El espectador propone su mirada desnuda.
Lleva consigo su ritmo vital, su carga de sueños, de pesadillas, de esperanza.
Lleva consigo su cultura, como escudo y como arma inerme, algunas referencias y el deseo de encontrar, en los rostros de Giorgio de Chirico, su propio rostro.
El primer acercamiento a la obra labra la perfección como si ésta fuera una superficie de plata. Las esculturas nos reflejan y nosotros reflejamos a las esculturas. Somos el trovador y su música silenciosa. Somos geometría y nos asombramos de reconocerlo apenas. Somos número, fuste de columna, arqueología. Tenemos en el cuerpo los planos de las ruinas perdidas. Somos templo de dioses y no nos habíamos dado cuenta.

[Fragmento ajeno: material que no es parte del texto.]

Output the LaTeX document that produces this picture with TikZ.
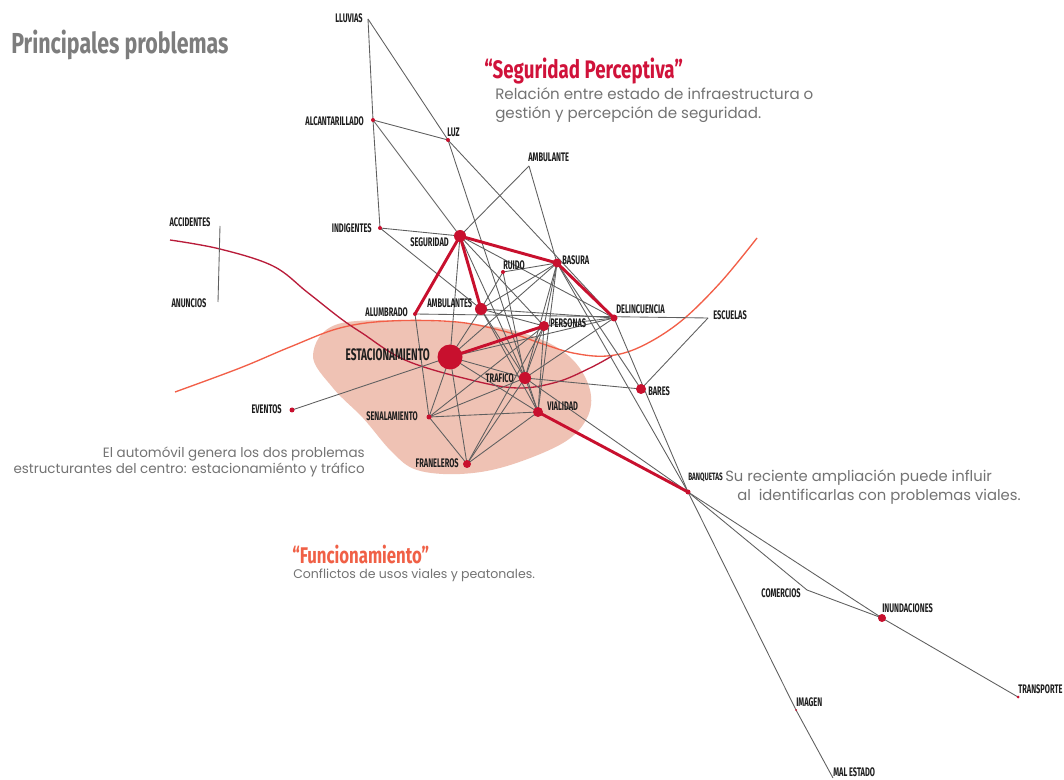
\documentclass[tikz,border=0pt]{standalone}
\usepackage{fontspec}
\setmainfont{Poppins}
\newfontfamily\labfont{Fira Sans}[FakeStretch=0.6]
\newfontfamily\titfont{Fira Sans}[FakeStretch=0.74]
\newfontfamily\bodyfont{Poppins}
\definecolor{nred}{RGB}{200,16,46}
\definecolor{egray}{RGB}{95,95,95}
\definecolor{blobc}{RGB}{239,194,180}
\definecolor{cdark}{RGB}{185,28,58}
\definecolor{corange}{RGB}{242,95,72}
\definecolor{txtgray}{RGB}{115,115,115}
\definecolor{titgray}{RGB}{125,125,125}
\definecolor{segred}{RGB}{208,18,58}
\definecolor{funcor}{RGB}{240,96,70}
\definecolor{labblack}{RGB}{30,30,30}
\begin{document}
\begin{tikzpicture}[x=0.75pt,y=-0.75pt,
  edge/.style={draw=egray,line width=0.65pt},
  redge/.style={draw=nred,line width=2.2pt},
  rdot/.style={circle,fill=nred,inner sep=0pt,minimum size=#1},
  lab/.style={font=\labfont\bfseries\fontsize{9.3}{10}\selectfont,text=labblack,inner sep=0pt},
  labbig/.style={font=\labfont\bfseries\fontsize{12.5}{13}\selectfont,text=labblack,inner sep=0pt},
  body/.style={font=\bodyfont\fontsize{#1}{#1}\selectfont,text=txtgray,inner sep=0pt}]
\useasboundingbox (0,0) rectangle (1064,780);
\fill[white] (0,0) rectangle (1064,780);

% positions
\coordinate (LL) at (368,19);
\coordinate (AL) at (373,120);
\coordinate (LZ) at (448,140);
\coordinate (AB) at (529,166);
\coordinate (IN) at (380,228);
\coordinate (SE) at (460,236);
\coordinate (RU) at (503,272);
\coordinate (BA) at (557,263);
\coordinate (AM) at (481,309);
\coordinate (ALU) at (415,314);
\coordinate (DE) at (614,318);
\coordinate (PE) at (544,326);
\coordinate (ES) at (708,318);
\coordinate (EST) at (450,357);
\coordinate (TR) at (525,378);
\coordinate (BR) at (641,389);
\coordinate (VI) at (538,412);
\coordinate (SN) at (429,417);
\coordinate (FR) at (467,464);
\coordinate (EV) at (292,410);
\coordinate (BQ) at (688,492);
\coordinate (CO) at (807,590);
\coordinate (INU) at (882,618);
\coordinate (TRP) at (1018,697);
\coordinate (IM) at (796,710);
\coordinate (ME) at (833,778);
\coordinate (ACC) at (220,226);
\coordinate (ANU) at (218,302);

% blob
\fill[blobc] plot[smooth cycle,tension=0.6] coordinates {(313,355) (338,324) (423,321) (490,326) (540,339) (573,360) (590,390) (587,418) (563,443) (507,466) (460,474) (417,470) (392,452) (363,418) (333,388)};

% curves
\draw[corange,line width=1pt] plot[smooth,tension=0.6] coordinates {(175,392) (240,368) (290,347) (340,328) (390,321) (457,322) (507,332) (540,343) (573,353) (607,356) (640,347) (680,322) (720,283) (757,238)};
\draw[cdark,line width=1pt] plot[smooth,tension=0.6] coordinates {(170,240) (220,249) (273,266) (307,292) (340,318) (362,333) (405,360) (467,379) (517,388) (557,382) (590,368) (612,356)};

% gray connectors
\foreach \a/\b in {LL/AL, AL/IN, LL/LZ, AL/LZ, AL/SE, LZ/DE, LZ/VI, AB/SE, AB/BA, IN/SE, IN/AM,
  SE/PE, SE/TR, SE/EST, SE/DE, RU/BA, RU/AM, RU/TR, BA/AM, BA/PE, BA/TR, BA/VI, BA/BR, BA/BQ, BA/EST,
  ALU/ES, ALU/SN, AM/DE, AM/VI, AM/TR, AM/EST, AM/PE, DE/PE, DE/TR, DE/BQ, DE/EST, ES/BR,
  PE/VI, PE/TR, PE/SN, PE/FR, EST/TR, EST/VI, EST/SN, EST/FR, EV/EST, TR/SN, TR/FR, TR/BR, TR/BQ, TR/VI,
  VI/SN, VI/FR, SN/FR, BQ/IM, IM/ME, BQ/CO, CO/INU, BQ/INU, INU/TRP, ACC/ANU}
  \draw[edge] (\a) -- (\b);

% red connectors
\foreach \a/\b in {SE/BA, SE/ALU, SE/AM, BA/DE, EST/PE, VI/BQ}
  \draw[redge] (\a) -- (\b);

% dots
\node[rdot=3pt] (dAL) at (AL) {};
\node[rdot=3pt] (dLZ) at (LZ) {};
\node[rdot=3pt] (dIN) at (IN) {};
\node[rdot=9pt] (dSE) at (SE) {};
\node[rdot=3pt] (dRU) at (RU) {};
\node[rdot=6.75pt] (dBA) at (BA) {};
\node[rdot=9pt] (dAM) at (AM) {};
\node[rdot=3pt] (dALU) at (ALU) {};
\node[rdot=5.25pt] (dDE) at (DE) {};
\node[rdot=7.5pt] (dPE) at (PE) {};
\node[rdot=18.75pt] (dEST) at (EST) {};
\node[rdot=9pt] (dTR) at (TR) {};
\node[rdot=7.5pt] (dBR) at (BR) {};
\node[rdot=7.5pt] (dVI) at (VI) {};
\node[rdot=3.75pt] (dSN) at (SN) {};
\node[rdot=6pt] (dFR) at (FR) {};
\node[rdot=3.75pt] (dEV) at (EV) {};
\node[rdot=3.75pt] (dBQ) at (BQ) {};
\node[rdot=6pt] (dINU) at (INU) {};
\node[rdot=2.25pt] (dTRP) at (TRP) {};
\node[rdot=1.5pt] (dIM) at (IM) {};

% node labels
\node[lab,anchor=east] (tLL) at (363,18) {LLUVIAS};
\node[lab,anchor=east] (tAL) at (364,121) {ALCANTARILLADO};
\node[lab,anchor=west] (tLZ) at (447,132) {LUZ};
\node[lab,anchor=west] (tAB) at (528,157) {AMBULANTE};
\node[lab,anchor=east] (tIN) at (372,228) {INDIGENTES};
\node[lab,anchor=east] (tSE) at (449,242) {SEGURIDAD};
\node[lab,anchor=west] (tRU) at (503,265) {RUIDO};
\node[lab,anchor=west] (tBA) at (562,260) {BASURA};
\node[lab,anchor=west] (tAM) at (427,303) {AMBULANTES};
\node[lab,anchor=east] (tALU) at (408,312) {ALUMBRADO};
\node[lab,anchor=west] (tDE) at (616,309) {DELINCUENCIA};
\node[lab,anchor=west] (tPE) at (550,323) {PERSONAS};
\node[lab,anchor=west] (tES) at (713,315) {ESCUELAS};
\node[labbig,anchor=east] (tEST) at (430,355) {ESTACIONAMIENTO};
\node[lab,anchor=east] (tTR) at (514,378) {TRAFICO};
\node[lab,anchor=west] (tBR) at (648,391) {BARES};
\node[lab,anchor=west] (tVI) at (547,406) {VIALIDAD};
\node[lab,anchor=east] (tSN) at (418,416) {SENALAMIENTO};
\node[lab,anchor=east] (tFR) at (459,463) {FRANELEROS};
\node[lab,anchor=east] (tEV) at (282,409) {EVENTOS};
\node[lab] (tACC) at (190,222) {ACCIDENTES};
\node[lab] (tANU) at (189,303) {ANUNCIOS};
\node[lab,anchor=west,font=\labfont\bfseries\fontsize{8}{8}\selectfont] (tBQ) at (688,477) {BANQUETAS};
\node[lab,anchor=east] (tCO) at (801,593) {COMERCIOS};
\node[lab,anchor=west] (tINU) at (882,608) {INUNDACIONES};
\node[lab,anchor=west] (tTRP) at (1018,689) {TRANSPORTE};
\node[lab,anchor=west] (tIM) at (796,702) {IMAGEN};
\node[lab,anchor=west] (tME) at (833,772) {MAL ESTADO};

% text blocks
\node[anchor=base west,inner sep=0pt,font=\titfont\bfseries\fontsize{21.7}{22}\selectfont,text=titgray] (title) at (11,54) {Principales problemas};
\node[anchor=base west,inner sep=0pt,font=\titfont\bfseries\fontsize{19}{19}\selectfont,text=segred] (seg) at (484,79) {“Seguridad Perceptiva”};
\node[body=11.3,anchor=base west] (seg1) at (495,100) {Relación entre estado de infraestructura o};
\node[body=11.3,anchor=base west] (seg2) at (495,119) {gestión y percepción de seguridad.};
\node[body=10.1,anchor=base east] (auto1) at (365,458) {El automóvil genera los dos problemas};
\node[body=10.1,anchor=base east] (auto2) at (365,474) {estructurantes del centro: estacionamiénto y tráfico};
\node[body=11.1,anchor=base west] (banq1) at (725,482) {Su reciente ampliación puede influir};
\node[body=11.1,anchor=base west] (banq2) at (737,500) {al\ \ identificarlas con problemas viales.};
\node[anchor=base west,inner sep=0pt,font=\titfont\bfseries\fontsize{17}{17}\selectfont,text=funcor] (func) at (292,563) {“Funcionamiento”};
\node[body=9.4,anchor=base west] (func1) at (293,578) {Conflictos de usos viales y peatonales.};
\end{tikzpicture}
\end{document}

Las formas escultóricas hieren el espacio con la rotundidad que querían los futuristas. Los seres sin rostro, centauros de arquitectura y cuerpo de hombre, apelan al surrealismo de Breton y escapan de él, soberbios. Las cabezas desprovistas de rasgos y las superficies reflejantes propician el vértigo de Dadá y las tesis conceptuales.
Giorgio De Chirico dio a la luz las obras de su pintura metafísica en un parto prematuro y genial. Plasmó lo que los surrealsitas balbuceaban. Dio color y palabra pictórica a la materia evanescente del sueño. Materializó sus pesadillas y con su hilo nocturno unió realidades contradictorias.
Esas estaciones de tren extraídas del rincón conde la mente se advierte a sí misma; esas arquitecturas clásicas y esas musas sin nombre fueron la luz oscura de su primer arte.
Después, lo invadió la nostalgia. Ulises loco, furibundo navegante que quiere recuperar su tierra. Abandonó el brillo de las vanguardias por su locura personal. Viajero de la luna, imaginó la Academia celeste de los grandes maestros de la pintura. Escuchó hablar al Tiziano, a Leonardo, a Miguel Angel. Se le apareció Rubens en orgías de color y de forma. Su viaje regresivo lo devolvió al barroco y al nombre de Roma. Renunció a ser moderno y ensilló los caballos de la noche.
Autorretratos, caballos, personajes antiguos... Fragmentos de la Atlántida de Giorgio De Chirico, que siguieron a la pintura metafísica y a la excomunión de Breton. La belleza de Afrodita suple el cuerpo de arquetipo de las musas silenciosas. La idea le hiela la sangre y busca su reflejo carnal. Del sueño metafísico escapa el sueño de Giorgio De Chirico.
Ser es la cuestión fundamental de esos lienzos. Sur espiración oscila, suspendida en el abismo de la nada. Los huracanes del silencio acosan nuestros oídos porque, como dijo Rilke, "todo ángel es terrible". Metafísicas o realistas, surrealsitas o románticas, las musas de Giorgio De Chirico mecen en sus brazos al Tiempo.